Rupiah Menguat: Mungkinkah Kembali ke Level Rp15.000 per Dolar AS?

Nilai tukar rupiah menunjukkan tren positif terhadap dolar Amerika Serikat (AS) dan berpotensi kembali menyentuh angka Rp15.000/US$. Pada 30 Juni 2025 pukul 09:51 WIB, rupiah berada di level Rp16.215/US$, melemah tipis 0,10% dibandingkan penutupan sebelumnya.

Koreksi ini dianggap wajar setelah penguatan signifikan yang dipicu oleh pengumuman gencatan senjata antara Israel dan Iran pada 23 Juni. Situasi ini meredakan ketegangan geopolitik di Timur Tengah dan memberikan sentimen positif bagi aset negara berkembang, termasuk Indonesia.

Rupiah Bangkit dari Titik Terendah

Pekan lalu, rupiah ditutup menguat 1,10% ke level Rp16.199/US$. Secara bulanan, rupiah telah terapresiasi 0,40% terhadap dolar AS. Jika diukur dari titik terlemahnya pada 9 April 2025 di level Rp16.855/US$, rupiah telah menguat 3,83%.

Pelemahan tajam pada awal April dipicu oleh penerapan tarif impor oleh Presiden AS Donald Trump terhadap berbagai negara, termasuk Indonesia. Awalnya, Indonesia dikenakan tarif ekspor ke AS sebesar 32%, yang kemudian diturunkan menjadi 10% untuk semua negara kecuali China.

Sejak saat itu, rupiah secara bertahap menguat seiring berkurangnya tekanan eksternal, membaiknya sentimen pasar, dan meredanya perang dagang.

Faktor Pendorong Penguatan Rupiah

Indeks dolar AS yang melemah menjadi salah satu faktor utama penguatan rupiah. Hingga akhir Juni 2025, indeks dolar AS telah terkoreksi 10,38% sepanjang tahun ini dan berada di level 97,22, bahkan sempat menyentuh 97,14, level terendah dalam tiga tahun.
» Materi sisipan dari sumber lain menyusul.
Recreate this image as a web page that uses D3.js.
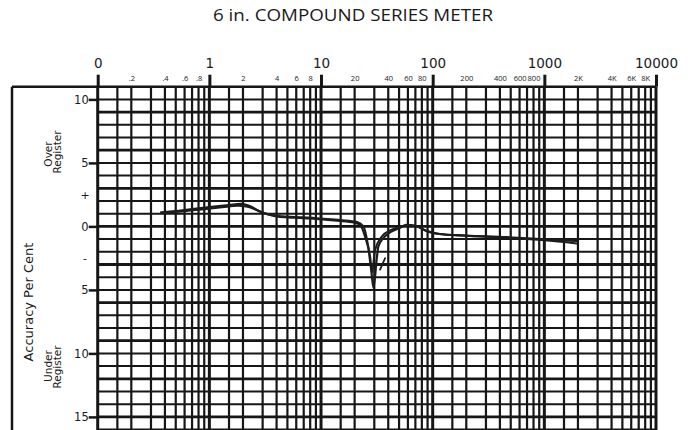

Tekanan terhadap dolar AS semakin dalam akibat penurunan permintaan aset safe haven, kekhawatiran fiskal AS, dan penurunan imbal hasil obligasi AS seiring ekspektasi pelonggaran kebijakan moneter AS.

Gencatan senjata antara Iran dan Israel juga menjadi katalis penting yang meredakan tensi geopolitik global, terutama di Timur Tengah. Hal ini berdampak pada penurunan harga minyak mentah dunia di bawah US$70 per barel.

Kondisi ini menguntungkan bagi Indonesia sebagai negara pengimpor minyak, karena dapat menurunkan tekanan pada neraca transaksi berjalan dan memperkuat posisi eksternal rupiah.

Selain itu, ekspektasi pemangkasan suku bunga oleh The Fed juga mendorong penguatan rupiah. Pelaku pasar memperkirakan The Fed akan mulai memangkas suku bunga acuan pada September 2025 dengan probabilitas 67%, sementara peluang pemangkasan pada Juli hanya sekitar 19%.

Menuju Rp15.000 per Dolar AS?

Publik kini menantikan kembalinya rupiah ke level Rp15.000/US$. Terakhir kali rupiah berada di level Rp15.900/US$ adalah pada 16 Desember 2024.

Ekonom Senior Sucor Sekuritas, Ahmad Mikail Zaini, menilai gencatan senjata Israel-Iran dan potensi pemangkasan suku bunga The Fed menjadi katalis utama penguatan rupiah. Ia memperkirakan rupiah berpotensi menguat ke Rp15.900/US$.

Ekonom DBS, Radhika Rao, menambahkan bahwa pengurangan penerbitan Sekuritas Rupiah Bank Indonesia (SRBI) dan meningkatnya minat pada tenor pendek mendorong penguatan pasar obligasi Indonesia. Ia memperkirakan imbal hasil acuan jangka panjang akan turun menuju 6,6%, didukung oleh stimulus fiskal tengah tahun yang berpotensi menekan disinflasi di beberapa sektor.

Rupiah berpotensi menguat lebih lanjut dan menembus kembali level Rp15.000/US$ jika kombinasi faktor global dan domestik terus mendukung. Stabilitas harga minyak, kebijakan moneter The Fed, serta pengelolaan fiskal dan pasar oleh pemerintah menjadi kunci arah rupiah ke depan.